## [THE REQUEST]
Find the string "image" and gather every line that holds it.

## [EXTRACTED RECORDS]

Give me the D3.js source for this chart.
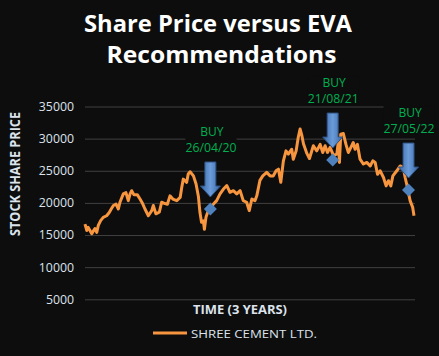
<!DOCTYPE html>
<html>
<head>
<meta charset="utf-8">
<script src="https://cdn.jsdelivr.net/npm/d3@7"></script>
<style>
  html, body { margin: 0; padding: 0; background: #0d0d0d; }
  svg { display: block; }
</style>
</head>
<body>
<script>
// ---- data ----
const titleLines = ["Share Price versus EVA", "Recommendations"];
const yTickValues = [5000, 10000, 15000, 20000, 25000, 30000, 35000];
const yAxisTitle = "STOCK SHARE PRICE";
const xAxisTitle = "TIME (3 YEARS)";
const seriesName = "SHREE CEMENT LTD.";

// day index within the 3-year window
const days = [0,7,12,26,33,38,45,51,60,70,83,93,100,109,119,128,134,147,157,166,173,179,188,201,211,221,230,243,256,262,272,285,294,307,316,326,337,352,365,371,377,390,396,403,416,426,435,441,447,454,458,464,473,480,492,505,518,531,544,556,569,582,595,607,620,630,640,652,659,671,682,697,710,722,733,742,751,761,771,780,793,799,810,818,825,832,838,851,861,876,889,902,912,921,930,940,953,966,972,976,981,991,1001,1010,1020,1029,1036,1045,1055,1068,1081,1094,1104,1113,1122,1132,1145,1155,1164,1173,1181,1196,1209,1221,1228,1234,1247,1257,1262];
const prices = [16700,15700,16200,15200,15700,16000,15400,16500,17250,17750,18000,18500,19000,19600,19800,19050,20100,21400,21600,20350,21400,21900,21250,21250,20600,19900,19050,18000,18800,19600,18300,18550,20100,19900,19800,21100,20600,20350,20850,22400,23700,23200,24500,24850,24200,22950,21000,18500,17000,17200,15900,17750,18800,19000,19800,20350,21400,22150,22700,21650,21900,21400,21900,20350,20100,18800,20600,20350,21100,23500,24200,24750,24200,24200,25000,25250,23200,26550,28100,27600,28350,26800,28100,30200,31500,30450,29200,27700,26900,28900,28100,29100,27850,28900,27850,28650,27400,27600,29650,26300,30700,30800,29100,27850,28650,29400,28350,29100,26800,26050,26300,25750,26550,26300,24450,25000,23950,22650,23450,22650,24200,25000,25750,25500,23950,22900,20350,19300,18000];

const buyDays = [481, 950, 1241];
const buyPrices = [19050, 26670, 22000];
const buyWord = "BUY";
const buyDates = ["26/04/20", "21/08/21", "27/05/22"];

// ---- layout ----
const W = 439, H = 356;
const bg = "#0d0d0d";
const axisText = "#dce3ec";
const lineColor = "#f7963f";
const green = "#00b050";

const svg = d3.select("body").append("svg").attr("width", W).attr("height", H);
svg.append("rect").attr("width", W).attr("height", H).attr("fill", bg);

const x = d3.scaleLinear().domain([0, 1262]).range([85, 414]);
const y = d3.scaleLinear().domain([5000, 35000]).range([299.3, 106.5]);
const plotRight = 415;

function fit(sel, w) {
  const n = sel.node();
  const cur = n.getComputedTextLength();
  if (Math.abs(cur - w) > 0.5) sel.attr("textLength", w).attr("lengthAdjust", "spacingAndGlyphs");
  return sel;
}

// gridlines + y tick labels
const yAxis = d3.axisLeft(y).tickValues(yTickValues).tickSize(-(plotRight - 85)).tickPadding(11).tickFormat(d3.format("d"));
const gy = svg.append("g").attr("transform", "translate(85,0)").call(yAxis);
gy.select(".domain").remove();
gy.selectAll(".tick line").attr("stroke", "#404040").attr("stroke-width", 1);
gy.selectAll(".tick text")
  .attr("fill", axisText).attr("font-family", "'Open Sans', sans-serif")
  .attr("font-size", 12.3);

// title
const titleG = svg.append("g").attr("font-family", "'Open Sans', sans-serif").attr("font-weight", 700)
  .attr("fill", "#ffffff").attr("text-anchor", "middle").attr("font-size", 23.5);
fit(titleG.append("text").attr("x", 218).attr("y", 31.7).text(titleLines[0]), 268);
fit(titleG.append("text").attr("x", 221.5).attr("y", 63.3).text(titleLines[1]), 230);

// axis titles
fit(svg.append("text")
  .attr("transform", "translate(19.5,174) rotate(-90)")
  .attr("text-anchor", "middle").attr("font-family", "'Open Sans', sans-serif")
  .attr("font-weight", 700).attr("font-size", 13.5).attr("fill", axisText)
  .text(yAxisTitle), 124);

fit(svg.append("text")
  .attr("x", 240).attr("y", 313.5).attr("text-anchor", "middle")
  .attr("font-family", "'Open Sans', sans-serif").attr("font-weight", 700)
  .attr("font-size", 12.5).attr("fill", axisText)
  .text(xAxisTitle), 94);

// price line
const pts = days.map((d, i) => [d, prices[i]]);
svg.append("path")
  .datum(pts)
  .attr("fill", "none").attr("stroke", lineColor).attr("stroke-width", 3)
  .attr("stroke-linejoin", "round")
  .attr("d", d3.line().x(d => x(d[0])).y(d => y(d[1])));

// gradients for arrows
const defs = svg.append("defs");
const grad = defs.append("linearGradient").attr("id", "arrowGrad").attr("x1", "0").attr("x2", "1").attr("y1", "0").attr("y2", "0");
grad.append("stop").attr("offset", "0%").attr("stop-color", "#3a68a8");
grad.append("stop").attr("offset", "50%").attr("stop-color", "#6b9bd8");
grad.append("stop").attr("offset", "100%").attr("stop-color", "#3a68a8");

// buy markers, arrows, labels
const buys = buyDays.map((d, i) => ({ d, p: buyPrices[i], label: buyDates[i] }));
const bg2 = svg.append("g");
buys.forEach(b => {
  const cx = x(b.d), cy = y(b.p);
  // diamond
  bg2.append("path")
    .attr("d", `M${cx},${cy - 6.5}L${cx + 6.5},${cy}L${cx},${cy + 6.5}L${cx - 6.5},${cy}Z`)
    .attr("fill", "#4f81bd");
  // arrow
  const tip = cy - 12, top = tip - 35, sw = 5.5, hw = 10, hl = 11;
  bg2.append("path")
    .attr("d", `M${cx - sw},${top}L${cx + sw},${top}L${cx + sw},${tip - hl}L${cx + hw},${tip - hl}L${cx},${tip}L${cx - hw},${tip - hl}L${cx - sw},${tip - hl}Z`)
    .attr("fill", "url(#arrowGrad)").attr("stroke", "#2f5384").attr("stroke-width", 1);
  // label box + text
  const lg = bg2.append("g").attr("font-family", "'Open Sans', sans-serif").attr("fill", green)
    .attr("text-anchor", "middle").attr("font-size", 12);
  const box = lg.append("rect").attr("fill", bg);
  const t1 = lg.append("text").attr("x", cx + 1.5).attr("y", top - 26).text(buyWord);
  const t2 = lg.append("text").attr("x", cx + 0.5).attr("y", top - 10).text(b.label);
  fit(t2, 51);
  const b1 = t1.node().getBBox(), b2 = t2.node().getBBox();
  const bx0 = Math.min(b1.x, b2.x), bx1 = Math.max(b1.x + b1.width, b2.x + b2.width);
  box.attr("x", bx0).attr("width", bx1 - bx0).attr("y", b1.y + 2).attr("height", (top - 10 + 1) - (b1.y + 2));
});

// legend
svg.append("line").attr("x1", 153).attr("x2", 187).attr("y1", 333).attr("y2", 333)
  .attr("stroke", lineColor).attr("stroke-width", 2.8);
fit(svg.append("text").attr("x", 191).attr("y", 337.5)
  .attr("font-family", "'Open Sans', sans-serif").attr("font-size", 11).attr("fill", axisText)
  .text(seriesName), 126);
</script>
</body>
</html>
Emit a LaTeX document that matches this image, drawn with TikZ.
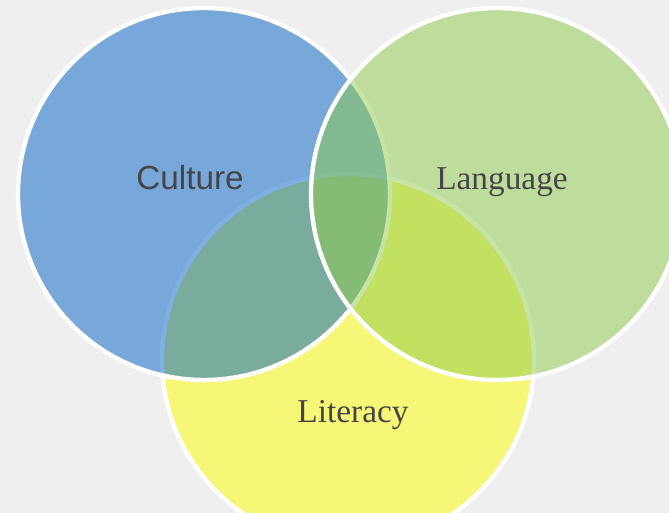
\documentclass[tikz,border=0pt]{standalone}
\usepackage{fontspec}
\setmainfont{Liberation Serif}
\setsansfont{Liberation Sans}
\usepackage{xcolor}
\usepackage{tikz}
\definecolor{pagebg}{HTML}{EFEFEF}
\definecolor{cultureblue}{HTML}{0063C5}
\definecolor{languagegreen}{HTML}{8FCD4D}
\definecolor{literacyyellow}{HTML}{FDFD00}
\definecolor{labelgray}{HTML}{454545}

\begin{document}
\begin{tikzpicture}[x=0.75pt, y=-0.75pt,
  venn/.style={circle, draw=white, line width=3.3pt, fill opacity=0.5, minimum size=279pt, inner sep=0pt},
  tag/.style={text=labelgray, font=\fontsize{25}{30}\selectfont, anchor=base}
]
  \fill[pagebg] (0,0) rectangle (669,513);
  \useasboundingbox (0,0) rectangle (669,513);

  % bottom circle first, the other two lie over it
  \node[venn, fill=literacyyellow] (literacy) at (348,360) {};
  \node[venn, fill=cultureblue] (culture) at (204,194) {};
  \node[venn, fill=languagegreen] (language) at (497,194) {};

  \node[tag, font=\sffamily\fontsize{25}{30}\selectfont] (culturetext) at (190,190) {Culture};
  \node[tag] (languagetext) at (502,190) {Language};
  \node[tag] (literacytext) at (353,423) {Literacy};
\end{tikzpicture}
\end{document}
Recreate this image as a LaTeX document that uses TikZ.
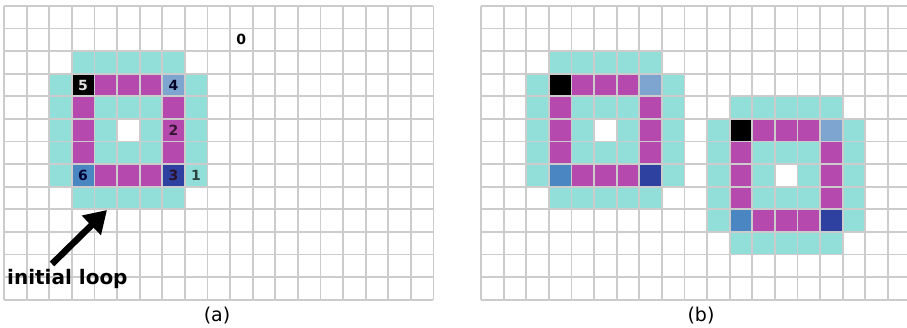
\documentclass[tikz,border=0pt]{standalone}
\usepackage{fontspec}
\setmainfont{DejaVu Sans}
\usetikzlibrary{arrows.meta}
\definecolor{cyanc}{HTML}{91DFD8}
\definecolor{magc}{HTML}{B649AD}
\definecolor{lbluec}{HTML}{7DA5D0}
\definecolor{sbluec}{HTML}{4A86C2}
\definecolor{dbluec}{HTML}{2E40A0}
\definecolor{gridc}{HTML}{CCCCCC}
\newcommand\cellsz{22.6}
% #1 grid origin x, #2 col, #3 row, #4 ncols, #5 nrows, #6 colour
\newcommand\fillcells[6]{\fill[#6] ({#1+(#2)*\cellsz},{6+(#3)*\cellsz}) rectangle ({#1+(#2+#4)*\cellsz},{6+(#3+#5)*\cellsz});}
% loop with outer top-left at col #2,row #3 in grid with origin x #1
\newcommand\drawloop[3]{%
  \fillcells{#1}{#2+1}{#3}{5}{7}{cyanc}
  \fillcells{#1}{#2}{#3+1}{7}{5}{cyanc}
  \fillcells{#1}{#2+1}{#3+1}{5}{5}{magc}
  \fillcells{#1}{#2+2}{#3+2}{3}{3}{cyanc}
  \fillcells{#1}{#2+3}{#3+3}{1}{1}{white}
  \fillcells{#1}{#2+1}{#3+1}{1}{1}{black}
  \fillcells{#1}{#2+5}{#3+1}{1}{1}{lbluec}
  \fillcells{#1}{#2+1}{#3+5}{1}{1}{sbluec}
  \fillcells{#1}{#2+5}{#3+5}{1}{1}{dbluec}
}
\newcommand\drawgrid[1]{%
  \foreach \i in {0,...,19}{\draw[gridc,line width=1.8pt] ({#1+\i*\cellsz},6) -- ({#1+\i*\cellsz},{6+13*\cellsz});}
  \foreach \j in {0,...,13}{\draw[gridc,line width=1.8pt] (#1,{6+\j*\cellsz}) -- ({#1+19*\cellsz},{6+\j*\cellsz});}
}
\tikzset{
  num/.style={font=\bfseries\fontsize{14}{14}\selectfont, inner sep=0pt},
  captext/.style={font=\fontsize{19}{19}\selectfont, inner sep=0pt},
}
\begin{document}
\begin{tikzpicture}[x=1pt,y=-1pt]
\useasboundingbox (0,0) rectangle (907,328);
\fill[white] (0,0) rectangle (907,328);
% (a)
\drawloop{4}{2}{2}
\drawgrid{4}
% (b)
\begin{scope}
\clip (0,0) rectangle (907,328);
\drawloop{481}{2}{2}
\drawloop{481}{10}{4}
\drawgrid{481}
\end{scope}
% numbers in (a)
\node[num, text=white!88!black] (n5) at ({4+3.5*\cellsz},{6+3.5*\cellsz}) {5};
\node[num, text=black!85!blue] (n4) at ({4+7.5*\cellsz},{6+3.5*\cellsz}) {4};
\node[num, text=black!70!magc] (n2) at ({4+7.5*\cellsz},{6+5.5*\cellsz}) {2};
\node[num, text=black!80!blue] (n6) at ({4+3.5*\cellsz},{6+7.5*\cellsz}) {6};
\node[num, text=black!75!magc] (n3) at ({4+7.5*\cellsz},{6+7.5*\cellsz}) {3};
\node[num, text=black!70!cyanc] (n1) at ({4+8.5*\cellsz},{6+7.5*\cellsz}) {1};
\node[num, text=black] (n0) at ({4+10.5*\cellsz},{6+1.5*\cellsz}) {0};
% initial loop arrow
\node[font=\bfseries\fontsize{20}{20}\selectfont, inner sep=0pt, anchor=base west] (lbl) at (7,285) {initial loop};
\coordinate (atail) at (52,264);
\coordinate (ahead) at (107,210);
\draw[line width=6.5pt, -{Triangle[length=22pt,width=26pt]}] (atail) -- (ahead);
% captions
\node[captext] (capa) at (217,316) {(a)};
\node[captext] (capb) at (701,316) {(b)};
\end{tikzpicture}
\end{document}
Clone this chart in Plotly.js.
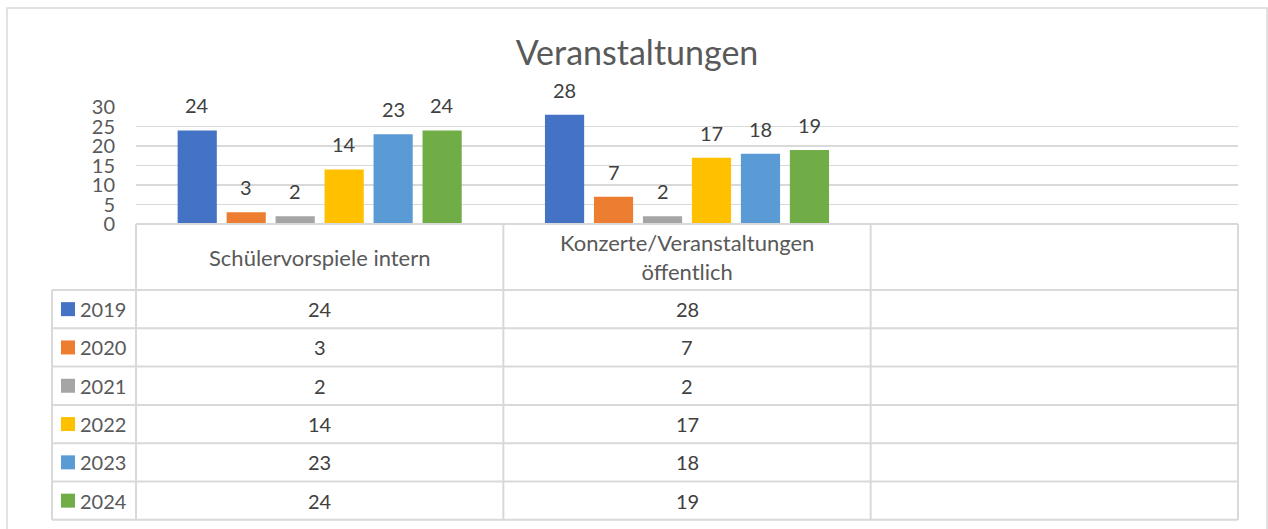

## [SOLUTION FOR THIS TASK]
Emit a LaTeX document that matches this image, drawn with TikZ.
Recreate this image as a LaTeX document that uses TikZ.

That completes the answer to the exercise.